--- BEGIN ---

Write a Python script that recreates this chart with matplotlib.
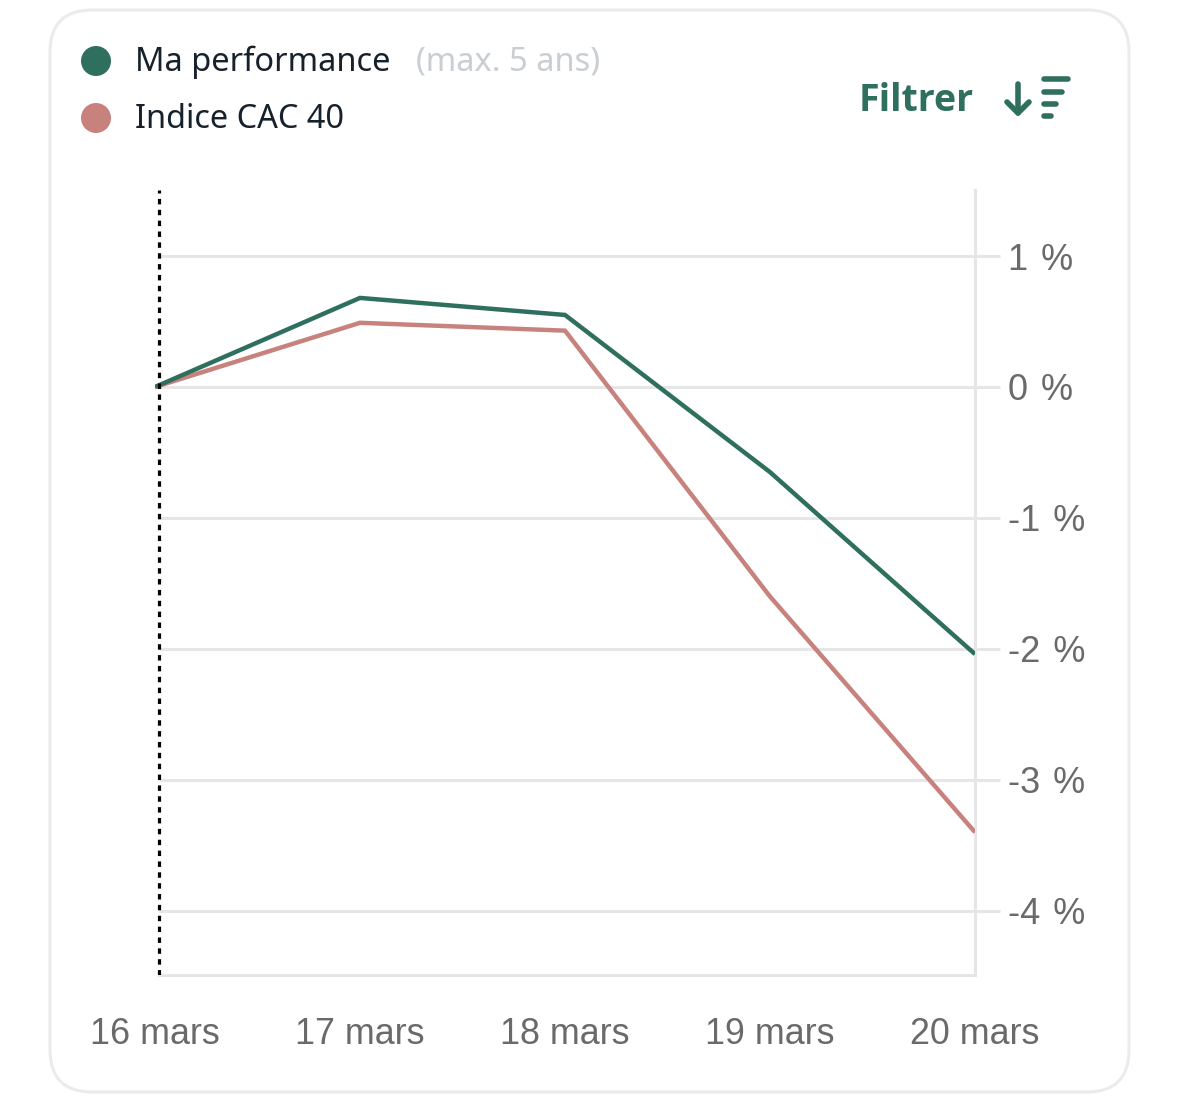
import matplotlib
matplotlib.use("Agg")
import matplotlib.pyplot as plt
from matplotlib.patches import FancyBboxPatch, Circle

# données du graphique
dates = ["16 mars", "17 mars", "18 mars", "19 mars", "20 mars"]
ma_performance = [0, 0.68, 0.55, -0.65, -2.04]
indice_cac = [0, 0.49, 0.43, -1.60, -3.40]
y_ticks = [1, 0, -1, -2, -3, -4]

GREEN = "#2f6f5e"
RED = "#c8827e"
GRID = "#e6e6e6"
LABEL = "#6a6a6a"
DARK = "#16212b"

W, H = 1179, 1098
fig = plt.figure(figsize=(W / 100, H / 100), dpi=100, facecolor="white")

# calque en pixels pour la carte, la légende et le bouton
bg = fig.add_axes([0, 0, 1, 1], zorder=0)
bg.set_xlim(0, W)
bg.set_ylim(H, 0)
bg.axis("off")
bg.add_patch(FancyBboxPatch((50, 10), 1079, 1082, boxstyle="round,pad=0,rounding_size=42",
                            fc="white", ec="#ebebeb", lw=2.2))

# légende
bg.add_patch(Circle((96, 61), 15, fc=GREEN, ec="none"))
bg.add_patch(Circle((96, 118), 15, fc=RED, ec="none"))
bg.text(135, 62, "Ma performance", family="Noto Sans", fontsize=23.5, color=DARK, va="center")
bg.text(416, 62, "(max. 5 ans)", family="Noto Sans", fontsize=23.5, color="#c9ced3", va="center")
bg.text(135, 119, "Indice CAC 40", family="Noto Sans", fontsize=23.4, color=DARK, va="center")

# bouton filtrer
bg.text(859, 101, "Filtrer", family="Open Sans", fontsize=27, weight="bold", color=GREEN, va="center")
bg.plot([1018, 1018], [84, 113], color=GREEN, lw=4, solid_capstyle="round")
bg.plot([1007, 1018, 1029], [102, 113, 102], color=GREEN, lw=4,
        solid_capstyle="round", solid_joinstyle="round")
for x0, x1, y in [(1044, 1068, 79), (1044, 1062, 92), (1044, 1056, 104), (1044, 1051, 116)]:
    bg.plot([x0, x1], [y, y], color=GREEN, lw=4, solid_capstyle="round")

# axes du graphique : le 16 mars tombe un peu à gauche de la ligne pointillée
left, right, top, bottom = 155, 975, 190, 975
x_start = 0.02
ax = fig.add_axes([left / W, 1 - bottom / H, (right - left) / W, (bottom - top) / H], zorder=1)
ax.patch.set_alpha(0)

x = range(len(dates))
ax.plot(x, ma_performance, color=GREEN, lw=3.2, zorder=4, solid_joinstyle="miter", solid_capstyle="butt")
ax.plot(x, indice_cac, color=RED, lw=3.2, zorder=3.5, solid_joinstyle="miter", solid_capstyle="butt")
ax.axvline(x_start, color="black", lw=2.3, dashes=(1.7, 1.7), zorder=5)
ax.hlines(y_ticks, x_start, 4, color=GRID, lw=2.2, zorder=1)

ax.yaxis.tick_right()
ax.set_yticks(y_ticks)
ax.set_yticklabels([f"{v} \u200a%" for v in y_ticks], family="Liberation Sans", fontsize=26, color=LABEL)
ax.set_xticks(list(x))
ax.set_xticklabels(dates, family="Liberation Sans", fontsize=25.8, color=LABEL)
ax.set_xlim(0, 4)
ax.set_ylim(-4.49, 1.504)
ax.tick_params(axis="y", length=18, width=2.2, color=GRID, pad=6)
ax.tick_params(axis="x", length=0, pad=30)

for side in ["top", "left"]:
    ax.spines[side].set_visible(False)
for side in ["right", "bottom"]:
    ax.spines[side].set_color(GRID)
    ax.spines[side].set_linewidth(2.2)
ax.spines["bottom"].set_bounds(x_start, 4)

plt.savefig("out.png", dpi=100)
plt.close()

--- END ---

The lines from the top of the data above through the one holding "fig = plt.figure(figsize=(W" are to be repeated exactly, and only those, with no pictures.

Write a Python script that recreates this chart with matplotlib.
import matplotlib
matplotlib.use("Agg")
import matplotlib.pyplot as plt
from matplotlib.patches import FancyBboxPatch, Circle

# données du graphique
dates = ["16 mars", "17 mars", "18 mars", "19 mars", "20 mars"]
ma_performance = [0, 0.68, 0.55, -0.65, -2.04]
indice_cac = [0, 0.49, 0.43, -1.60, -3.40]
y_ticks = [1, 0, -1, -2, -3, -4]

GREEN = "#2f6f5e"
RED = "#c8827e"
GRID = "#e6e6e6"
LABEL = "#6a6a6a"
DARK = "#16212b"

W, H = 1179, 1098
fig = plt.figure(figsize=(W / 100, H / 100), dpi=100, facecolor="white")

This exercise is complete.